Exercise instructions: Extract each line of the material that follows exactly and omit its pictures.

━━━━

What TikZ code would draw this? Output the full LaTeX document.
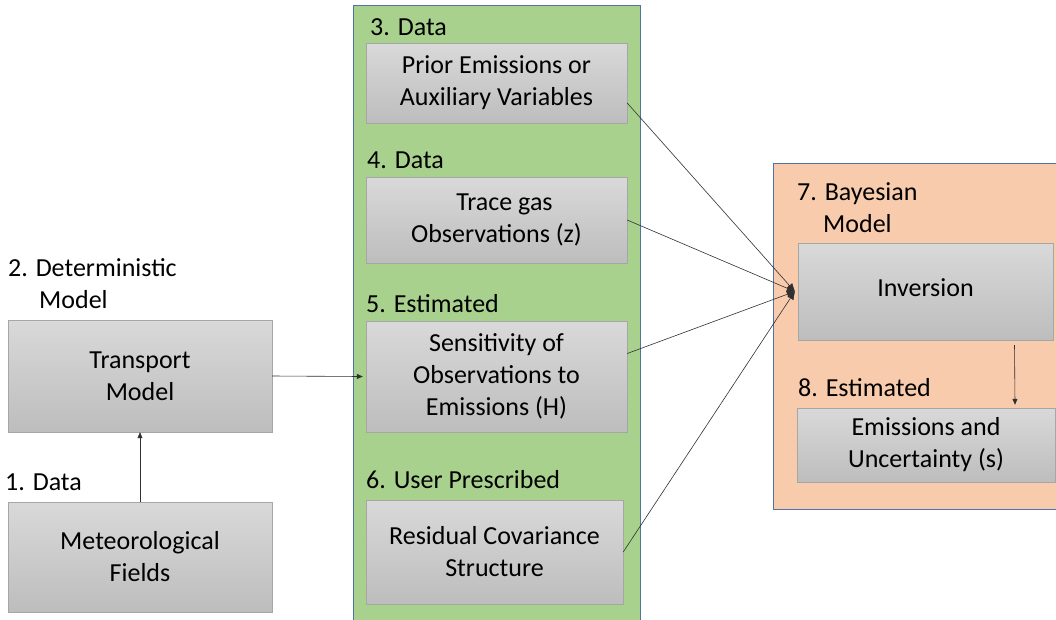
\documentclass[tikz,border=0pt]{standalone}
\usepackage{fontspec}
\setmainfont{Carlito}
\usetikzlibrary{arrows.meta,positioning}
\definecolor{FluxGreen}{HTML}{A9D18E}
\definecolor{FluxPeach}{HTML}{F8CBAD}
\definecolor{FluxEdge}{HTML}{4F72A8}
\definecolor{FluxTop}{HTML}{D9D9D9}
\definecolor{FluxBottom}{HTML}{BDBDBD}
\definecolor{FluxRim}{HTML}{A6A6A6}
\definecolor{FluxInk}{HTML}{303030}
\newcommand{\fluxfont}{\fontsize{26}{32}\selectfont}
\tikzset{
  panel/.style={draw=FluxEdge,line width=0.8pt},
  gbox/.style={draw=FluxRim,top color=FluxTop,bottom color=FluxBottom,align=center,
    inner sep=0pt,font=\fluxfont},
  tag/.style={anchor=base west,inner sep=0pt,align=left,font=\fluxfont},
  link/.style={-{Triangle[length=6pt,width=5pt]},draw=FluxInk,line width=0.6pt},
  merge/.style={-{Triangle[length=8pt,width=7pt]},draw=FluxInk,line width=0.6pt}
}

\begin{document}
\begin{tikzpicture}[x=1pt,y=-1pt]
  \useasboundingbox (0,0) rectangle (1056,619);
  % panels
  \fill[FluxGreen] (353,5) rectangle (640,630);
  \draw[panel] (353,630) -- (353,5) -- (640,5) -- (640,630);
  \fill[FluxPeach] (773,163) rectangle (1070,509);
  \draw[panel] (1070,163) -- (773,163) -- (773,509) -- (1070,509);
  % boxes
  \node[gbox,minimum width=264pt,minimum height=112pt] (transport) at (140,376) {Transport\\Model};
  \node[gbox,minimum width=264pt,minimum height=110pt] (met) at (140,557) {Meteorological\\Fields};
  \node[gbox,minimum width=261pt,minimum height=80pt] (prior) at (496.5,83) {\raisebox{-3pt}{Prior Emissions or}\\\raisebox{-3pt}{Auxiliary Variables}};
  \node[gbox,minimum width=261pt,minimum height=86pt] (trace) at (496.5,220) {\hspace*{16pt}Trace gas\\Observations (z)};
  \node[gbox,minimum width=261pt,minimum height=111pt] (sens) at (496.5,376.5) {Sensitivity of\\Observations to\\Emissions (H)};
  \node[gbox,minimum width=257pt,minimum height=104pt] (resid) at (494.5,552) {Residual Covariance\\Structure};
  \node[gbox,minimum width=255pt,minimum height=97pt] (inv) at (925.5,291.5) {\raisebox{8pt}{Inversion}};
  \node[gbox,minimum width=258pt,minimum height=74pt] (emis) at (926,445) {Emissions and\\Uncertainty (s)};
  % labels (base = last line)
  \node[tag] (t1) at (5,490) {1. Data};
  \node[tag] (t2) at (8,308) {2. Deterministic\\\hspace*{31pt}Model};
  \node[tag] (t3) at (370,35) {3. Data};
  \node[tag] (t4) at (367,168) {4. Data};
  \node[tag] (t5) at (366,312) {5. Estimated};
  \node[tag] (t6) at (366,488) {6. User Prescribed};
  \node[tag] (t7) at (797,232) {7. Bayesian\\\hspace*{26pt}Model};
  \node[tag] (t8) at (798,396) {8. Estimated};
  % arrows
  \draw[link] (met.north) -- (transport.south);
  \draw[link] (transport.east) -- ([xshift=-3pt]sens.west);
  \draw[link] ([xshift=89pt,yshift=-5pt]inv.south) -- ([xshift=89pt,yshift=3pt]emis.north);
  \draw[merge] ([yshift=-20pt]prior.east) -- ([xshift=-3pt]inv.west);
  \draw[merge] (trace.east) -- ([xshift=-3pt]inv.west);
  \draw[merge] ([yshift=23pt]sens.east) -- ([xshift=-3pt]inv.west);
  \draw[merge] (resid.east) -- ([xshift=-3pt]inv.west);
\end{tikzpicture}
\end{document}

━━━━

Exercise output:
What TikZ code would draw this? Output the full LaTeX document.
\documentclass[tikz,border=0pt]{standalone}
\usepackage{fontspec}
\setmainfont{Carlito}
\usetikzlibrary{arrows.meta,positioning}
\definecolor{FluxGreen}{HTML}{A9D18E}
\definecolor{FluxPeach}{HTML}{F8CBAD}
\definecolor{FluxEdge}{HTML}{4F72A8}
\definecolor{FluxTop}{HTML}{D9D9D9}
\definecolor{FluxBottom}{HTML}{BDBDBD}
\definecolor{FluxRim}{HTML}{A6A6A6}
\definecolor{FluxInk}{HTML}{303030}
\newcommand{\fluxfont}{\fontsize{26}{32}\selectfont}
\tikzset{
  panel/.style={draw=FluxEdge,line width=0.8pt},
  gbox/.style={draw=FluxRim,top color=FluxTop,bottom color=FluxBottom,align=center,
    inner sep=0pt,font=\fluxfont},
  tag/.style={anchor=base west,inner sep=0pt,align=left,font=\fluxfont},
  link/.style={-{Triangle[length=6pt,width=5pt]},draw=FluxInk,line width=0.6pt},
  merge/.style={-{Triangle[length=8pt,width=7pt]},draw=FluxInk,line width=0.6pt}
}

\begin{document}
\begin{tikzpicture}[x=1pt,y=-1pt]
  \useasboundingbox (0,0) rectangle (1056,619);
  % panels
  \fill[FluxGreen] (353,5) rectangle (640,630);
  \draw[panel] (353,630) -- (353,5) -- (640,5) -- (640,630);
  \fill[FluxPeach] (773,163) rectangle (1070,509);
  \draw[panel] (1070,163) -- (773,163) -- (773,509) -- (1070,509);
  % boxes
  \node[gbox,minimum width=264pt,minimum height=112pt] (transport) at (140,376) {Transport\\Model};
  \node[gbox,minimum width=264pt,minimum height=110pt] (met) at (140,557) {Meteorological\\Fields};
  \node[gbox,minimum width=261pt,minimum height=80pt] (prior) at (496.5,83) {\raisebox{-3pt}{Prior Emissions or}\\\raisebox{-3pt}{Auxiliary Variables}};
  \node[gbox,minimum width=261pt,minimum height=86pt] (trace) at (496.5,220) {\hspace*{16pt}Trace gas\\Observations (z)};
  \node[gbox,minimum width=261pt,minimum height=111pt] (sens) at (496.5,376.5) {Sensitivity of\\Observations to\\Emissions (H)};
  \node[gbox,minimum width=257pt,minimum height=104pt] (resid) at (494.5,552) {Residual Covariance\\Structure};
  \node[gbox,minimum width=255pt,minimum height=97pt] (inv) at (925.5,291.5) {\raisebox{8pt}{Inversion}};
  \node[gbox,minimum width=258pt,minimum height=74pt] (emis) at (926,445) {Emissions and\\Uncertainty (s)};
  % labels (base = last line)
  \node[tag] (t1) at (5,490) {1. Data};
  \node[tag] (t2) at (8,308) {2. Deterministic\\\hspace*{31pt}Model};
  \node[tag] (t3) at (370,35) {3. Data};
  \node[tag] (t4) at (367,168) {4. Data};
  \node[tag] (t5) at (366,312) {5. Estimated};
  \node[tag] (t6) at (366,488) {6. User Prescribed};
  \node[tag] (t7) at (797,232) {7. Bayesian\\\hspace*{26pt}Model};
  \node[tag] (t8) at (798,396) {8. Estimated};
  % arrows
  \draw[link] (met.north) -- (transport.south);
  \draw[link] (transport.east) -- ([xshift=-3pt]sens.west);
  \draw[link] ([xshift=89pt,yshift=-5pt]inv.south) -- ([xshift=89pt,yshift=3pt]emis.north);
  \draw[merge] ([yshift=-20pt]prior.east) -- ([xshift=-3pt]inv.west);
  \draw[merge] (trace.east) -- ([xshift=-3pt]inv.west);
  \draw[merge] ([yshift=23pt]sens.east) -- ([xshift=-3pt]inv.west);
  \draw[merge] (resid.east) -- ([xshift=-3pt]inv.west);
\end{tikzpicture}
\end{document}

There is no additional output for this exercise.